Added to the complex singularities of tourism in general and Jewish tourism in particular, we find the guidelines of the new world created by the Covid-19 pandemic. The question is: How Jewish tourism will react in a country like Portugal? We spoke with Isaac Assor, member of the Jewish community of Lisbon, a teacher of the Jewish religion and head of the Alegretur travel agency. Assor is not discouraged but has the realism that is characteristic of the Jewish people and its history of unpredictable storms and uncertainties.
Isaac, what are the usual routes for tourists seeking a Jewish itinerary in Portugal?
There are no Jewish itineraries in Portugal. What exists are tourist routes about the Jewish Heritage in Portugal. These routes could cover the entire country. Lisbon, Oporto, Coimbra, Trancoso, Belmonte and Castelo de Vide are the most visited spots in a 7-8 day programme. This can be explained by various factors: the remarkable historical research that has been carried out in some of these cities, current Jewish life in Lisbon and Oporto, and even a small community that survived the Inquisition in Belmonte.
What is the role of Turismo de Portugal as a government structure?
It has carried out extraordinary work over the years. Great interest has been shown in developing Jewish tourism and identifying many of the places where there was or continues to be a Jewish presence. In 2019, I was invited by the Instituto Turismo de Portugal to give classes at various schools of tourism in Portugal. It was a course on Jewish Heritage in Portugal for tourist agents, such as guides, local authority representatives, hotels and others.
Before the pandemic was the arrival of tourists in Portugal record-breaking
Absolutely. The growth was so fast and so marked that it was hoped that it would slow down in 2020. In any case, major investments were made in building more and more infrastructures. Portugal is very well prepared for tourism to continue being one of the country’s main industries.
How are travel agents reorganising themselves to restart their activity once COVID-19 restrictions cease?
I will answer with two questions. How to do it? What will post-Covid be like? What is most important is to make it safe for tourists to travel. And that goes for every tourism niche, not just the Jewish one.
How would you define religious Jewish tourism?
Good question. Jewish tourism to Israel in a religious context of pilgrimage is the true religious Jewish tourism. For the Jewish people, and as a commandment in the Torah, there are three occasions when they are told to travel to Jerusalem on a pilgrimage to the Temple, specifically on the celebrations of the Feasts of Passover, Shavuot and Sukkot.
Can any comparison be made between Jewish Heritage Tourism in Portugal and Jewish tourism?

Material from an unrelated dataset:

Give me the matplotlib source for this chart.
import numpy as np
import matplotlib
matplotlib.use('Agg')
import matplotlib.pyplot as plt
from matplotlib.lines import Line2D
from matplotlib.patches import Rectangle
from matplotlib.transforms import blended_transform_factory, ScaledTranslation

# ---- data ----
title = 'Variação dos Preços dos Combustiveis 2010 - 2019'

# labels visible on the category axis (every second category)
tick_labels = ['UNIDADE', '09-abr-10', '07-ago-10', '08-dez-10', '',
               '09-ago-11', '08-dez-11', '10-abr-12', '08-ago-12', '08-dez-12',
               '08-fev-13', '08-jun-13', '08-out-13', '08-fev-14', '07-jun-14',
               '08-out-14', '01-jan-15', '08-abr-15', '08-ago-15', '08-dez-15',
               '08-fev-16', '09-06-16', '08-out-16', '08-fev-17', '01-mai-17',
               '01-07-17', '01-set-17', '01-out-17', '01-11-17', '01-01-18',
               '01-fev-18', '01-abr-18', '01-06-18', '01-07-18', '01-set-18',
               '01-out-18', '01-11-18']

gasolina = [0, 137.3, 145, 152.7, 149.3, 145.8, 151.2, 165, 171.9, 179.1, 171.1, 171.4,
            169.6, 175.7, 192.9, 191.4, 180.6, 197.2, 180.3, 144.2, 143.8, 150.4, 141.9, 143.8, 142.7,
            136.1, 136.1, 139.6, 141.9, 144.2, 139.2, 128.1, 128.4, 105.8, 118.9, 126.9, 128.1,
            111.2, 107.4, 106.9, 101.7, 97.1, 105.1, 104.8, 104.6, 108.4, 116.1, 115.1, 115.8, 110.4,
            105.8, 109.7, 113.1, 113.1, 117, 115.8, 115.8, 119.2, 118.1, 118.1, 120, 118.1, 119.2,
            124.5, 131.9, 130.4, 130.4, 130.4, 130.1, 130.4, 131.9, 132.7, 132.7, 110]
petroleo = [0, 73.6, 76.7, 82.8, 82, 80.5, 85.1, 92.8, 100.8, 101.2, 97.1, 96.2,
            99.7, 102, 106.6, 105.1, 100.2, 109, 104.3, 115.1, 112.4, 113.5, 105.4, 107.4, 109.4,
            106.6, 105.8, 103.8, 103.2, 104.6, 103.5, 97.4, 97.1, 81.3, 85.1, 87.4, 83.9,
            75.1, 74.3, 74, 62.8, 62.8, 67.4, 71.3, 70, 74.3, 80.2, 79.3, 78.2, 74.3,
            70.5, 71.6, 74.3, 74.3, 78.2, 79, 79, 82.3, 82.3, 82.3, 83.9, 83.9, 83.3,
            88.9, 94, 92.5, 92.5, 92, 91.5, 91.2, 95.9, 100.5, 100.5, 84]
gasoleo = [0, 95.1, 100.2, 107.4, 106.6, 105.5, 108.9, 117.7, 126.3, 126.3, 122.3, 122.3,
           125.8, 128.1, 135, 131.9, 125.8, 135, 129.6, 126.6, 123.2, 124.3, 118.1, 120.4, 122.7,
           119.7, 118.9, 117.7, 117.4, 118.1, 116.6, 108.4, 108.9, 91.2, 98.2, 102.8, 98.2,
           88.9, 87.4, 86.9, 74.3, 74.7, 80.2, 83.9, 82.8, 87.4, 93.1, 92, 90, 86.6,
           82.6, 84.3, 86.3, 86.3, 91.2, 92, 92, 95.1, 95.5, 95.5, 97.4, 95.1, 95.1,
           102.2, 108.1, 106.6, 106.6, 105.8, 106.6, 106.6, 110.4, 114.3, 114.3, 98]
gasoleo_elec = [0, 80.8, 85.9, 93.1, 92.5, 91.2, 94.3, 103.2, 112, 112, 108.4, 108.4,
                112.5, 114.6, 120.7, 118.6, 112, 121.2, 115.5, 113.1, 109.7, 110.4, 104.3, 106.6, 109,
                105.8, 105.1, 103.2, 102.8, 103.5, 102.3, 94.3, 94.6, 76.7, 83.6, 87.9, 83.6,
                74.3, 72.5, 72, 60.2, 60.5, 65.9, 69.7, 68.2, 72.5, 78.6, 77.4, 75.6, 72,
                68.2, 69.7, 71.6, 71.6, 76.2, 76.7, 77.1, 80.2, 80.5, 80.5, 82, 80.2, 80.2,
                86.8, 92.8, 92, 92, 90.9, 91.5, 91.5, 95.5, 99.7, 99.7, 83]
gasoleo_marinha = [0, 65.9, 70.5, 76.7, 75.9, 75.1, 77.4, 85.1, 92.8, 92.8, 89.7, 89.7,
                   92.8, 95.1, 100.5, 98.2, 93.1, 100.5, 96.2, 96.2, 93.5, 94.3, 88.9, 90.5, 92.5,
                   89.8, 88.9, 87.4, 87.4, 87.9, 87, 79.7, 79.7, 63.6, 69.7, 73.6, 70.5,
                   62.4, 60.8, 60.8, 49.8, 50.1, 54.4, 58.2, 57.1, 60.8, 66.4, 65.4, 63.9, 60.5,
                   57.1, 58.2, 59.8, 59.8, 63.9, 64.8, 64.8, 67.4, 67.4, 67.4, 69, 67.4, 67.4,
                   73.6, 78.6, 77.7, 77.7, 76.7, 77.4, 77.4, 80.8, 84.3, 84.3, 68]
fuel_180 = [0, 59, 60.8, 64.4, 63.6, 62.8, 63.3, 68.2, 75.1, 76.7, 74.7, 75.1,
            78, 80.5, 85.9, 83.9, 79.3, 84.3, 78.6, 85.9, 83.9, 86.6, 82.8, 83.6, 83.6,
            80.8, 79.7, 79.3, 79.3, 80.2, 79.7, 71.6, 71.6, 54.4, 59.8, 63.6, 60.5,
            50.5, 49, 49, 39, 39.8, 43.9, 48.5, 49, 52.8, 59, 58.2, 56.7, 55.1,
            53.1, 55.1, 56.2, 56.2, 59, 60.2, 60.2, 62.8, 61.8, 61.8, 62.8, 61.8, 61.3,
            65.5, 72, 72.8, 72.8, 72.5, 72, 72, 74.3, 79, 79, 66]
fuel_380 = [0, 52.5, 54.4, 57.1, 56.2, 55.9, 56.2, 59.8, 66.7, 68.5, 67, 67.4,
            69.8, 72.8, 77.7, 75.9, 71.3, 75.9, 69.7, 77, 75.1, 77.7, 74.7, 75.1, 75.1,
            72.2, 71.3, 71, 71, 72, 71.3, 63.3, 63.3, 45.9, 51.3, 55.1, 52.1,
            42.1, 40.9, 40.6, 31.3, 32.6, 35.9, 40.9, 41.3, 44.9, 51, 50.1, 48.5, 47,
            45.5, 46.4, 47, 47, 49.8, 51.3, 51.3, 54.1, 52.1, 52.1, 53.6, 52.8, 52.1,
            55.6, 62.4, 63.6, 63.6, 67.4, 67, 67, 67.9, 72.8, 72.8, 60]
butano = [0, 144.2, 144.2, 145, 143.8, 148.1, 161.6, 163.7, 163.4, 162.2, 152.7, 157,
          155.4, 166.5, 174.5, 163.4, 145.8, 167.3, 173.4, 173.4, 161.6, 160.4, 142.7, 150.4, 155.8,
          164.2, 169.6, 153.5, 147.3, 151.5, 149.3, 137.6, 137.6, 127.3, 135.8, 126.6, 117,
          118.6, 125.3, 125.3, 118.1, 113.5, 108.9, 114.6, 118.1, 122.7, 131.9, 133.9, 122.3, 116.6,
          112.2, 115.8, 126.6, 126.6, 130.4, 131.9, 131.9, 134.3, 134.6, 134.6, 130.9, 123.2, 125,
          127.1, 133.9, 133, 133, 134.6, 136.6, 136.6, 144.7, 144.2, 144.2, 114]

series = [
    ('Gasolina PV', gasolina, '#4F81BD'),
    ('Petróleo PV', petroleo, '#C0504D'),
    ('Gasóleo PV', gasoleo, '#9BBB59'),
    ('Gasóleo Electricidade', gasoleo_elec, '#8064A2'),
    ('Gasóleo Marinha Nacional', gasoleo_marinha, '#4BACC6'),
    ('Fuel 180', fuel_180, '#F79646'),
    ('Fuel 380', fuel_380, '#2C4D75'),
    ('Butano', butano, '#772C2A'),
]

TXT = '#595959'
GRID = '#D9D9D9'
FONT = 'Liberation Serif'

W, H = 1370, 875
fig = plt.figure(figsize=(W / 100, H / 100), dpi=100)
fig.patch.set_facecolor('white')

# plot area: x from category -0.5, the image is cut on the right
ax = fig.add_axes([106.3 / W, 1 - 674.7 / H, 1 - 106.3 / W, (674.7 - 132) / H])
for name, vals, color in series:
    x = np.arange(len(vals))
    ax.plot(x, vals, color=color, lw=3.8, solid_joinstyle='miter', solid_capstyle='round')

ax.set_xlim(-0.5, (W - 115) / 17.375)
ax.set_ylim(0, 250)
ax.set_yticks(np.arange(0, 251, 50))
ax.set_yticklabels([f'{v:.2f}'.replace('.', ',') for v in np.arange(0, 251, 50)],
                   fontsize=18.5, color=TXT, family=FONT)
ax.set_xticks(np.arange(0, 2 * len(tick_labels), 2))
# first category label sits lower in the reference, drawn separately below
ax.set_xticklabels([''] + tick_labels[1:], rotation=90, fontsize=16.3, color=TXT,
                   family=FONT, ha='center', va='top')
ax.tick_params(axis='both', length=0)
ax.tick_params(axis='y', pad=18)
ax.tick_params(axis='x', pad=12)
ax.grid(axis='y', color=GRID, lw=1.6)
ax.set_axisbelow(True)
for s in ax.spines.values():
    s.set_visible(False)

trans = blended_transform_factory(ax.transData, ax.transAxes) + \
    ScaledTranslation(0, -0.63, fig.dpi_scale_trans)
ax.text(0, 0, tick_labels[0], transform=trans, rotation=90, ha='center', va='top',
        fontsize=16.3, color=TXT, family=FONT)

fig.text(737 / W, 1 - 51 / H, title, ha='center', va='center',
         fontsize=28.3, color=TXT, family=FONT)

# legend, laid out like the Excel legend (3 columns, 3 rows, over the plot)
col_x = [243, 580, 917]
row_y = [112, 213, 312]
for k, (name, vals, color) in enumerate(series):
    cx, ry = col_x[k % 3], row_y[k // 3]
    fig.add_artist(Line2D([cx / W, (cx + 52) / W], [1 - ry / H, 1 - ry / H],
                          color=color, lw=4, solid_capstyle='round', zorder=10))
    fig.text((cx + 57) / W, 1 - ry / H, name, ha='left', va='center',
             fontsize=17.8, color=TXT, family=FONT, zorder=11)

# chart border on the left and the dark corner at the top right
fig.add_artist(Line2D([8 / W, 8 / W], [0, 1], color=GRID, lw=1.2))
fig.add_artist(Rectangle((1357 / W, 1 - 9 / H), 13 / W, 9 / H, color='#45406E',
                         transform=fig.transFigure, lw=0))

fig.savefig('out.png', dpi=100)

Frankly, I do not think so. However, many Jews, particularly Sephardim, wish to pray in the land of their Portuguese forefathers. Generally, Jewish tourists visiting Portugal wish to see the streets, monuments and symbols, as well as to encounter some of their brothers and sisters in the Jewish faith. Sometimes, on such travels, we note that the tourists are not even Jewish but are fascinated by Jewish history, now or in the past. You can tell Jewish tourists by their names, the food they eat, their clothing, the questions they ask, their specific interests, and certain requests made at the hotel. For example, they wish to be accommodated on the lower floors when staying overnight for the Sabbath.
The Jews have always been travellers. Will they continue to travel?
The patriarch Abraham left his house when God gave him a spiritual passport. The prophet Moses lived abroad amid the Midianites. The Israelites travelled around Sinai for decades. Rabbi Benjamin of Tudela set off to discover the world in the 12th century. The Jews’ migratory movements have been so many over the millennia that we see the typical features of many of the world’s peoples in the current Jewish people. There is nothing more normal that Jews of hundreds of nationalities visiting Jewish communities around the world, seeking out kosher restaurants, community centres, museums, their history, their roots.